İnsan olmanın anlamını hem kadın olarak hem de
erkek olarak eşit ölçülerde tanımlayan ve bu anlamı
zedelemeyen bir “cinsler üstü kimlik” kavrayışı nasıl
oluşturulabilir?
Kadın ve Erkeğin Ahlaki Gelişim Süreçlerinin Analizi
Bu konuda literatürde Gilligan-Kohlberg tartışması olarak geçen ve kadınlarla erkeklerin ahlaksal gelişimlerinin farklı olup olmadığı üzerine yürütülen tartışma, oldukça öğretici olmuştur.
Genç kız ve kadınların ahlaki sorunlarının çözümünde olaya (vakaya) yönelik bakmaya
eğilimli oldukları, erkeklerin ise vakanın biricikliğine bakmaksızın bazı genellemelere
dayanarak yaklaşımda bulundukları, Erkeklerin ahlak anlayışını adalet, başarı ve
eşitlik olarak tanımladıkları, kadınların ise bakım temelli bir yaklaşım çerçevesinde zarardan korunmaya yönelik bir tanımlamaya
eğilimli oldukları görülmektedir.
Feminist etik geleneksel etiğe karşı…
Feminist etik ile beraber geleneksel etiğin kadınların ahlaki deneyimlerini dikkate almayan, yerine göre onu değersizleştiren yönleri yeniden düzenlenmiş ve farklı bir anlayış ortaya koyulmuştur. Geleneksel felsefenin kadınlarla ilgili olduğu düşünülen olumsuz yönlerini beş madde altında toplamak mümkündür; buna göre geleneksel etik;
Erkeklerin çıkarlarının ve haklarının kadınların çıkarları ve haklarıyla çeliştiğini göz önüne almaz.
Özel alan olarak adlandırılan ve daha çok kadınların pişirip, temizleyip, çocuklara, yaşlılara, hastalara baktıkları alana ilişkin ahlaki sorunları dışlamıştır.
Genelde kadınların ahlaki olarak erkekler gibi gelişemediğini söyler.
Bağımsızlık, özerklik, zekâ, akıl, kültür, savaş gibi eril niteliklere öncelik tanır, kadınlar konusunda yine kültürel olarak yüklenen bağımlılık, beden, duygu, doğa, barış gibi dişil niteliklere ağırlık verir.

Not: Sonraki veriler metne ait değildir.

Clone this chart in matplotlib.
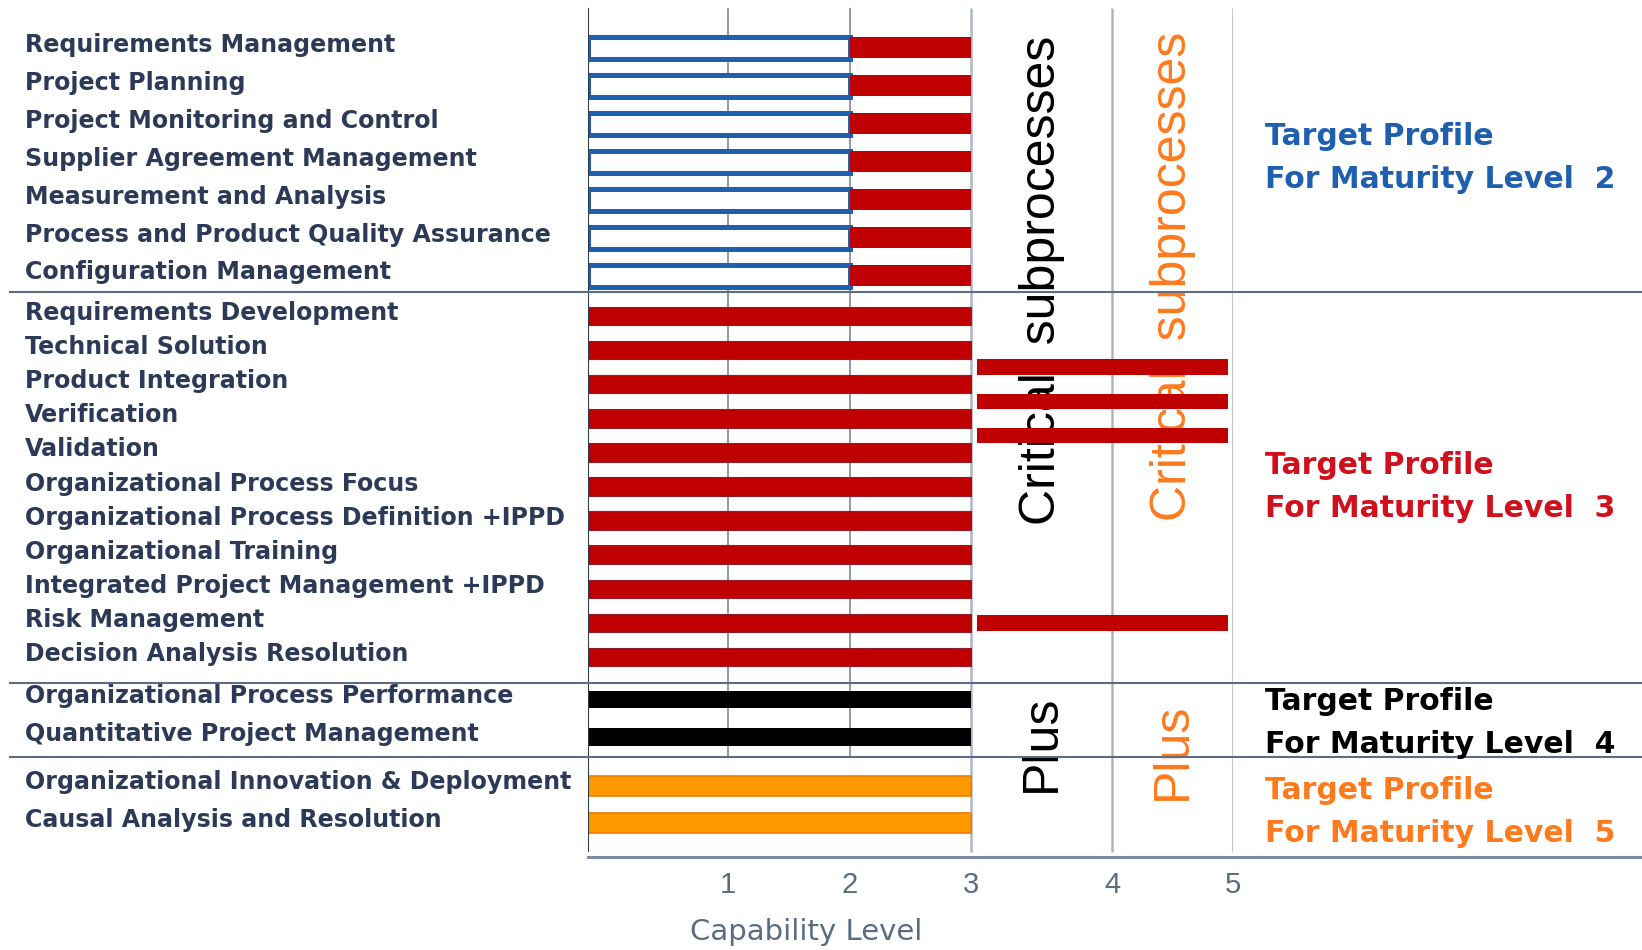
import numpy as np
import matplotlib
matplotlib.use("Agg")
import matplotlib.pyplot as plt
from matplotlib import transforms
from matplotlib.lines import Line2D

# ---- data -------------------------------------------------------------
ml2_processes = [
    "Requirements Management",
    "Project Planning",
    "Project Monitoring and Control",
    "Supplier Agreement Management",
    "Measurement and Analysis",
    "Process and Product Quality Assurance",
    "Configuration Management",
]
ml2_level = [2, 2, 2, 2, 2, 2, 2]
ml2_target = [3, 3, 3, 3, 3, 3, 3]

ml3_processes = [
    "Requirements Development",
    "Technical Solution",
    "Product Integration",
    "Verification",
    "Validation",
    "Organizational Process Focus",
    "Organizational Process Definition +IPPD",
    "Organizational Training",
    "Integrated Project Management +IPPD",
    "Risk Management",
    "Decision Analysis Resolution",
]
ml3_target = [3, 3, 3, 3, 3, 3, 3, 3, 3, 3, 3]

ml4_processes = [
    "Organizational Process Performance",
    "Quantitative Project Management",
]
ml4_target = [3, 3]

ml5_processes = [
    "Organizational Innovation & Deployment",
    "Causal Analysis and Resolution",
]
ml5_target = [3, 3]

# critical subprocess bars (row slot inside the ML3 block), level 3 -> 5
critical_slots = [1.5, 2.5, 3.5, 9]
critical_from = [3, 3, 3, 3]
critical_to = [5, 5, 5, 5]

tick_levels = [1, 2, 3, 4, 5]

# ---- colours ----------------------------------------------------------
BLUE = "#1e5fb0"
RED = "#c00000"
RED_TXT = "#d0101c"
ORANGE = "#ff9900"
ORANGE_TXT = "#ff7a1c"
LABEL = "#2d3a57"
AXIS_TXT = "#5b6b82"
SEP = "#5d6c82"

W, H = 1642, 950


def fx(px):
    return px / W


def fy(py):
    return 1 - py / H


fig = plt.figure(figsize=(W / 100, H / 100), dpi=100)

# main axes: x in capability levels, y in pixel rows (top = 8, bottom = 857)
ax = fig.add_axes([fx(588), fy(857), fx(1233) - fx(588), fy(8) - fy(857)])
levels = [0, 1, 2, 3, 4, 5]
grid_px = [0, 140, 262, 383, 524, 645]  # grid is not evenly spaced in the original
ax.set_xscale("function", functions=(lambda v: np.interp(v, levels, grid_px),
                                     lambda v: np.interp(v, grid_px, levels)))
ax.set_xlim(0, 5)
ax.set_ylim(857, 8)
for s in ax.spines.values():
    s.set_visible(False)
ax.set_yticks([])
ax.set_xticks(tick_levels)
ax.set_xticklabels([str(t) for t in tick_levels])
ax.tick_params(axis="x", length=0, pad=10, labelsize=21, labelcolor=AXIS_TXT)
for lab in ax.get_xticklabels():
    lab.set_family("Liberation Sans")

# row centres per block
ml2_y = 47.5 + 38.0 * np.arange(len(ml2_processes))
ml3_y = 316.0 + 34.1 * np.arange(len(ml3_processes))
ml4_y = 699.5 + 37.5 * np.arange(len(ml4_processes))
ml5_y = 785.5 + 37.0 * np.arange(len(ml5_processes))
crit_y = 316.0 + 34.1 * np.array(critical_slots)

# grid lines
ax.vlines([1, 2], 8, 757, color="#7b8aa0", lw=1.2, zorder=1)
ax.vlines([3, 4, 5], 8, 852, color="#aab6c6", lw=1.8, zorder=1)
ax.vlines([0], 8, 852, color="#2e3a4f", lw=1.5, zorder=4)

# vertical "Critical subprocesses" / "Plus" texts (under the bars)
ax.text(3.5, 280, "Critical  subprocesses", rotation=90, ha="center", va="center",
        fontsize=36, family="Liberation Sans", color="black", zorder=2)
ax.text(4.5, 276, "Critical  subprocesses", rotation=90, ha="center", va="center",
        fontsize=36, family="Liberation Sans", color=ORANGE_TXT, zorder=2)
ax.text(3.5, 743, "Plus", rotation=90, ha="center", va="center",
        fontsize=36, family="Liberation Sans", color="black", zorder=2)
ax.text(4.5, 751, "Plus", rotation=90, ha="center", va="center",
        fontsize=36, family="Liberation Sans", color=ORANGE_TXT, zorder=2)

# bars
ax.barh(ml2_y, ml2_level, height=22, left=0, color="white", edgecolor=BLUE,
        linewidth=3.6, zorder=3)
ax.barh(ml2_y, np.array(ml2_target) - np.array(ml2_level), left=ml2_level,
        height=21, color=RED, zorder=3)
ax.barh(ml3_y, ml3_target, height=18.5, color=RED, edgecolor="#8f1d2c",
        linewidth=0.8, zorder=3)
ax.barh(ml4_y, ml4_target, height=17.5, color="black", zorder=3)
ax.barh(ml5_y, ml5_target, height=20, color=ORANGE, edgecolor="#f07a00",
        linewidth=1.2, zorder=3)
pad = 0.045
ax.barh(crit_y, np.array(critical_to) - np.array(critical_from) - 2 * pad,
        left=np.array(critical_from) + pad, height=15.5, color=RED, zorder=5)

# row labels
lab_tr = transforms.blended_transform_factory(fig.transFigure, ax.transData)
for names, ys in [(ml2_processes, ml2_y), (ml3_processes, ml3_y),
                  (ml4_processes, ml4_y), (ml5_processes, ml5_y)]:
    for name, y in zip(names, ys):
        ax.text(fx(25), y - 3, name, transform=lab_tr, ha="left", va="center",
                fontsize=17.1, fontweight="bold", color=LABEL, clip_on=False)

# block separators and bottom axis line
for sy in [291.5, 682.5, 757]:
    fig.add_artist(Line2D([fx(10), fx(1642)], [fy(sy), fy(sy)], color=SEP, lw=1.5))
fig.add_artist(Line2D([fx(588), fx(1642)], [fy(857), fy(857)], color="#7d8ca3", lw=2.2))

# target profile captions
captions = [
    (145, BLUE, "2"),
    (474, RED_TXT, "3"),
    (710, "black", "4"),
    (799, ORANGE_TXT, "5"),
]
for base, col, lvl in captions:
    fig.text(fx(1265), fy(base), "Target Profile", ha="left", va="baseline",
             fontsize=21.5, fontweight="bold", color=col)
    fig.text(fx(1265), fy(base + 43), "For Maturity Level  " + lvl, ha="left",
             va="baseline", fontsize=21.5, fontweight="bold", color=col)

fig.text(fx(806), fy(932), "Capability Level", ha="center", va="center",
         fontsize=21, color=AXIS_TXT)

fig.savefig("out.png", dpi=100)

Kültürel olarak eril yolları olan kuralların evrensel olabileceğini savunur.
SON SÖZ…
Buranın ve bugünün gerçeğinde kadınlar, çocuklar, yaşlılar, engelliler, LGBTİ bireyler için olan bitene yakından baktığımızda, gördüğümüz şudur; yasal açıdan elde edilen tüm “sözde kazanımlara” rağmen, bu gruplarla ilgili olarak yürütülen sivil toplum kuruluşlarının da içinde olduğu çok sayıda Avrupa Birliği projelerine rağmen, bunların hayata geçirilmesi, toplumsal yapı içinde sindirilmesi, yasa yapıcılarda, uygulayıcılarda ve bilirkişilik kurumlarında farkındalık, sorumluluk yaratması süreci çok yavaş işlemektedir.
Bu konudaki değişim, uzun mücadelelerin sonunda kazanılmış bir hak olduğu halde, uygulanmasında, zihinlere yerleşmiş, kökleşmiş kimi yargıların silinmesi belli ki zor olacaktır. Bu tür kişisel yargıların profesyonel meslek gruplarının eylemlerini belirlemesinin etik açıdan haklı çıkarılabilmesi, zor görünmektedir.